Below are some entries. Transcribe the lines from the one holding "What D3.js code" to the one holding "const xTicks = [-60,-40,-20,0,20,40];", inclusive, but not the pictures among them.
◇ ◇ ◇ ◇ ◇ ◇ ◇
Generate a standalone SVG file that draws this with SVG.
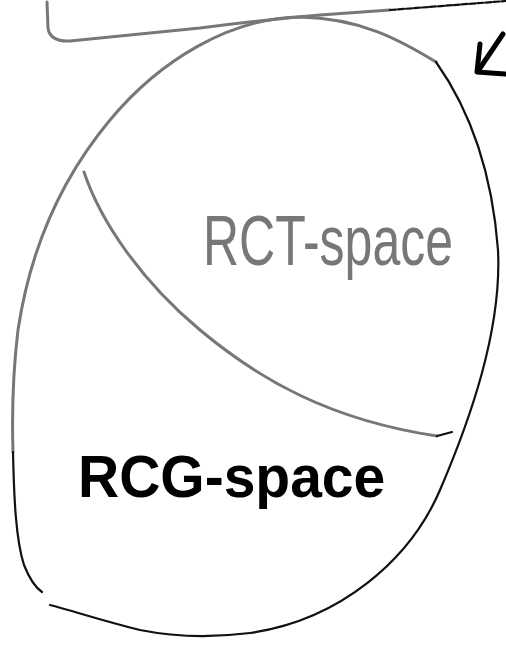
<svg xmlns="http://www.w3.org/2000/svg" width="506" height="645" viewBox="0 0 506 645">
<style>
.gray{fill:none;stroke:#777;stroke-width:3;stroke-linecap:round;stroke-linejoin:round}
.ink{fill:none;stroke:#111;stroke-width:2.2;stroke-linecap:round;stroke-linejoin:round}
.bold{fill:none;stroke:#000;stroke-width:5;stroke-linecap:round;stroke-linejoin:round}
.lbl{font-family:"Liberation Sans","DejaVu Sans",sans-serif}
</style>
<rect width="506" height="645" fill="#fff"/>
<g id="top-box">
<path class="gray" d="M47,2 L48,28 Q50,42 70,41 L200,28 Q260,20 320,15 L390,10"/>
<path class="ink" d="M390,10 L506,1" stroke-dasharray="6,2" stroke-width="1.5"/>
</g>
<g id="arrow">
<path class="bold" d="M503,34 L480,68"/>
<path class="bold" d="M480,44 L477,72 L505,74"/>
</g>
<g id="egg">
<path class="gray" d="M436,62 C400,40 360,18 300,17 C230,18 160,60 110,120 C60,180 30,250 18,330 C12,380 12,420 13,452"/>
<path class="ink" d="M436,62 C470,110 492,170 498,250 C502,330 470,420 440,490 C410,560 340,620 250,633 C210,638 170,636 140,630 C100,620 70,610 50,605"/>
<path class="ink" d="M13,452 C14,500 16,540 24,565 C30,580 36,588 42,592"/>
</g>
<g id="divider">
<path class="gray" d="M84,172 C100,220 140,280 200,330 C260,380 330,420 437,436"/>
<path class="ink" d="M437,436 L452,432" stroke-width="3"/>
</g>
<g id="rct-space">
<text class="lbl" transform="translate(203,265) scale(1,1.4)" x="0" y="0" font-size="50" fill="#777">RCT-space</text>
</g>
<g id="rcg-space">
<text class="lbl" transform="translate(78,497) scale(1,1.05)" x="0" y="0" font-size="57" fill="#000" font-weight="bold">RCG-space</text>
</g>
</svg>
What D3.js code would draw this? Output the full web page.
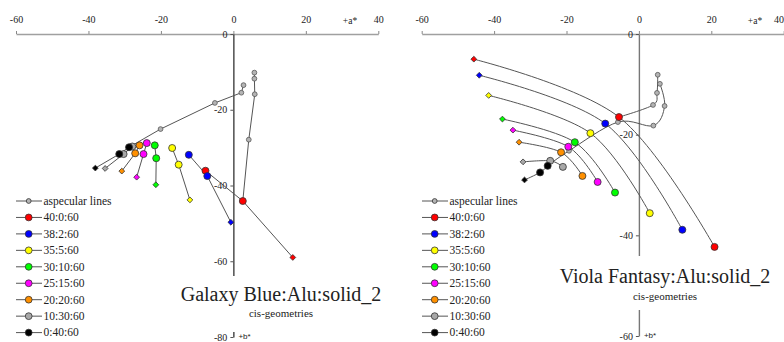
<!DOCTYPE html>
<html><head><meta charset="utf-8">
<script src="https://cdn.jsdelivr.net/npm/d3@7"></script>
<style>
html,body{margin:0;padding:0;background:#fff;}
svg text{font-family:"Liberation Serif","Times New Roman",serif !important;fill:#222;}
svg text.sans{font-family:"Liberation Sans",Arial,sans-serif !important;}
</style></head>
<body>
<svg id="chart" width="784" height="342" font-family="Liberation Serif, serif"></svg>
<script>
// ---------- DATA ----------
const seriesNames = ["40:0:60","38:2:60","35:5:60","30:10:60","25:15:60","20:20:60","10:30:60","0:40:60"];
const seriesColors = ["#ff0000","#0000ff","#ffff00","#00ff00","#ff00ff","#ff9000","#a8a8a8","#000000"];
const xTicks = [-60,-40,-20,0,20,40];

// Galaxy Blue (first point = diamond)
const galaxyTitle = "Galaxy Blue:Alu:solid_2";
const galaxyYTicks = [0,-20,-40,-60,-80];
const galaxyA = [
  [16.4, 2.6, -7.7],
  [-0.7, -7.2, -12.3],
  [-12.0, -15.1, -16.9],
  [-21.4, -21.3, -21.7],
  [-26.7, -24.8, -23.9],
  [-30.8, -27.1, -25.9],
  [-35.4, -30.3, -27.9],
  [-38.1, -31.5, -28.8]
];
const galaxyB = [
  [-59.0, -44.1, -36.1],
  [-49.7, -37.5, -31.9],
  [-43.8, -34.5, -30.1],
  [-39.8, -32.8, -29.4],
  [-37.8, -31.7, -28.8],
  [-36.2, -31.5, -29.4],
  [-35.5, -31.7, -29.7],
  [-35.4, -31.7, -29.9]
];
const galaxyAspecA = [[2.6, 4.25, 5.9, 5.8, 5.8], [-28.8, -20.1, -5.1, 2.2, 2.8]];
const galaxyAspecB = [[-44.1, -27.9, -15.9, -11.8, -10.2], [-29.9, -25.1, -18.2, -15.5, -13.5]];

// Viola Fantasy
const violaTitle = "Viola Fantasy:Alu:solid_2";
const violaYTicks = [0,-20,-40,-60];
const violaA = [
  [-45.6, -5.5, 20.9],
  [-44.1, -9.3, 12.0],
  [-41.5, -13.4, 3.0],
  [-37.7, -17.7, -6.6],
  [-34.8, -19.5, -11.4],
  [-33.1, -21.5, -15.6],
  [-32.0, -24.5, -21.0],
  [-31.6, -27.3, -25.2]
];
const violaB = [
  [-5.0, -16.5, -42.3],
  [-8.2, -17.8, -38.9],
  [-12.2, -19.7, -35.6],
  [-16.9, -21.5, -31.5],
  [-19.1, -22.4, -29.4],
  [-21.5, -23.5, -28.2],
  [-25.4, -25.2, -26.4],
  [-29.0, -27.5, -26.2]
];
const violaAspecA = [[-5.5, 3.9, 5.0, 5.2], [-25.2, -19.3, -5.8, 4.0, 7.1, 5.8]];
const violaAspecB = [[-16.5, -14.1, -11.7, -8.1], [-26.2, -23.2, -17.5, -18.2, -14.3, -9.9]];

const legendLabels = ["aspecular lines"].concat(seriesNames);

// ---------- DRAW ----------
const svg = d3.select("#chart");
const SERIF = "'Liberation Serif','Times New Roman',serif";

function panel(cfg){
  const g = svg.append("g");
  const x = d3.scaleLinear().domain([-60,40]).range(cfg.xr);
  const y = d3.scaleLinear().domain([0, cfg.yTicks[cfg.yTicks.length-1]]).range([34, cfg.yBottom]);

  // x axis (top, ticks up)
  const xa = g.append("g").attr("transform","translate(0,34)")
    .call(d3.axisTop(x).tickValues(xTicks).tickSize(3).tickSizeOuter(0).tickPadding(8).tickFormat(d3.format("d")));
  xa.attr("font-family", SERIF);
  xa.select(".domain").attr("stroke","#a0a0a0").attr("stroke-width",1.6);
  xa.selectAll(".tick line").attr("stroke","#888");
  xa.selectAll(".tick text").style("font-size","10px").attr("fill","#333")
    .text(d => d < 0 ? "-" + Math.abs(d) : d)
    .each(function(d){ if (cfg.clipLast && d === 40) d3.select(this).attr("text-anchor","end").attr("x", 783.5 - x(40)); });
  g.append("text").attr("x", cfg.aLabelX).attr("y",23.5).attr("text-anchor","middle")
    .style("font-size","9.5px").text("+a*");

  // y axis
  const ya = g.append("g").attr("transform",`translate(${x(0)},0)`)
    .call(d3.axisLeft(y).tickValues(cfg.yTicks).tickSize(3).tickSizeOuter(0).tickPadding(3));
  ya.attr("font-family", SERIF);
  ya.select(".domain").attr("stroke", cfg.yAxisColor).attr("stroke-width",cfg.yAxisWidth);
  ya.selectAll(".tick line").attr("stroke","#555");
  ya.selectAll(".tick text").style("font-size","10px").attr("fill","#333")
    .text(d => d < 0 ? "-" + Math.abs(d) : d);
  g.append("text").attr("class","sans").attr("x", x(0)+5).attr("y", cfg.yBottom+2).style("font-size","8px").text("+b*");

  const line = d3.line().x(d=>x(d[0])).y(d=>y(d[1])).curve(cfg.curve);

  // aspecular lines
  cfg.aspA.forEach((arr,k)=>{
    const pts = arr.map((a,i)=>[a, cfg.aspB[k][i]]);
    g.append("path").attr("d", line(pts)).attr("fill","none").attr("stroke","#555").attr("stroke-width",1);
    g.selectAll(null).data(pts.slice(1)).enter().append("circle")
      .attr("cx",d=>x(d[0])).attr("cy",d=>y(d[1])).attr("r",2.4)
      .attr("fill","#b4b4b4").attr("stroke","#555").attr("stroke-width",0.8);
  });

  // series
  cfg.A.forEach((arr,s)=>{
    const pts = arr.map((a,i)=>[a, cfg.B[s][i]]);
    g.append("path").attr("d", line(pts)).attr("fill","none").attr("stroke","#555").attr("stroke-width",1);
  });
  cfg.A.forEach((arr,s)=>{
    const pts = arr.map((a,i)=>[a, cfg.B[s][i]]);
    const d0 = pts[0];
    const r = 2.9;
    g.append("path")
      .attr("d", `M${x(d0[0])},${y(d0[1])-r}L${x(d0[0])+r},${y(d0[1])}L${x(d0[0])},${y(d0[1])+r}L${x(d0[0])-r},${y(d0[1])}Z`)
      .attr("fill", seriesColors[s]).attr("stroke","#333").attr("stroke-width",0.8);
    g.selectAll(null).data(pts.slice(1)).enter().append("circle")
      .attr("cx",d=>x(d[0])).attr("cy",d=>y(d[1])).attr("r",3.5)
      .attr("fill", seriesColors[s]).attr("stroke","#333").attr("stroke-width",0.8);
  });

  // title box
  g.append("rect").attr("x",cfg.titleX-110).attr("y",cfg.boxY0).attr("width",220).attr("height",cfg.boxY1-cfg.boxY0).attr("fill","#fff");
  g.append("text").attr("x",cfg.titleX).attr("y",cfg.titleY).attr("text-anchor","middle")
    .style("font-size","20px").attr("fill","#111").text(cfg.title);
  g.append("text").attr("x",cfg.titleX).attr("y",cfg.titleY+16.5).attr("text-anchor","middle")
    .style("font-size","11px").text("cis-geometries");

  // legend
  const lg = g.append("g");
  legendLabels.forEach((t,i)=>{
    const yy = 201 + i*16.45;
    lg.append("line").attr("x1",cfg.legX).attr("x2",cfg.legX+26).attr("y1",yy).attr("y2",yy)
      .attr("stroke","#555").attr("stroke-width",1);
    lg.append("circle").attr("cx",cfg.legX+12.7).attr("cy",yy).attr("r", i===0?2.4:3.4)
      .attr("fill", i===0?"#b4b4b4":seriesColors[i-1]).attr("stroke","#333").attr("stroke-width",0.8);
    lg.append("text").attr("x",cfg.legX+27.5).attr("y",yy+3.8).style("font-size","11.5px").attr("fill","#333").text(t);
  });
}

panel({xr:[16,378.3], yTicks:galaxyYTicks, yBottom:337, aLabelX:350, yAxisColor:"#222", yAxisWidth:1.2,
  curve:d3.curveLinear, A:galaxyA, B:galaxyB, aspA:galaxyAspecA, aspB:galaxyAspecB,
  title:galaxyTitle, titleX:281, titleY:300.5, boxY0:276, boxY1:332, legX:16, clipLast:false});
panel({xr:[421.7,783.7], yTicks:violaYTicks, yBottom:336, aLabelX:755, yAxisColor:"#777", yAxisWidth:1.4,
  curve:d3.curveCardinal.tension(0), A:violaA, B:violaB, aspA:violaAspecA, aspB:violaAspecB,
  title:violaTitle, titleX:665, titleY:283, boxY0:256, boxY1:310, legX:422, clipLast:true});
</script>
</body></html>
◇ ◇ ◇ ◇ ◇ ◇ ◇
> THE SOLUTION
What D3.js code would draw this? Output the full web page.
<!DOCTYPE html>
<html><head><meta charset="utf-8">
<script src="https://cdn.jsdelivr.net/npm/d3@7"></script>
<style>
html,body{margin:0;padding:0;background:#fff;}
svg text{font-family:"Liberation Serif","Times New Roman",serif !important;fill:#222;}
svg text.sans{font-family:"Liberation Sans",Arial,sans-serif !important;}
</style></head>
<body>
<svg id="chart" width="784" height="342" font-family="Liberation Serif, serif"></svg>
<script>
// ---------- DATA ----------
const seriesNames = ["40:0:60","38:2:60","35:5:60","30:10:60","25:15:60","20:20:60","10:30:60","0:40:60"];
const seriesColors = ["#ff0000","#0000ff","#ffff00","#00ff00","#ff00ff","#ff9000","#a8a8a8","#000000"];
const xTicks = [-60,-40,-20,0,20,40];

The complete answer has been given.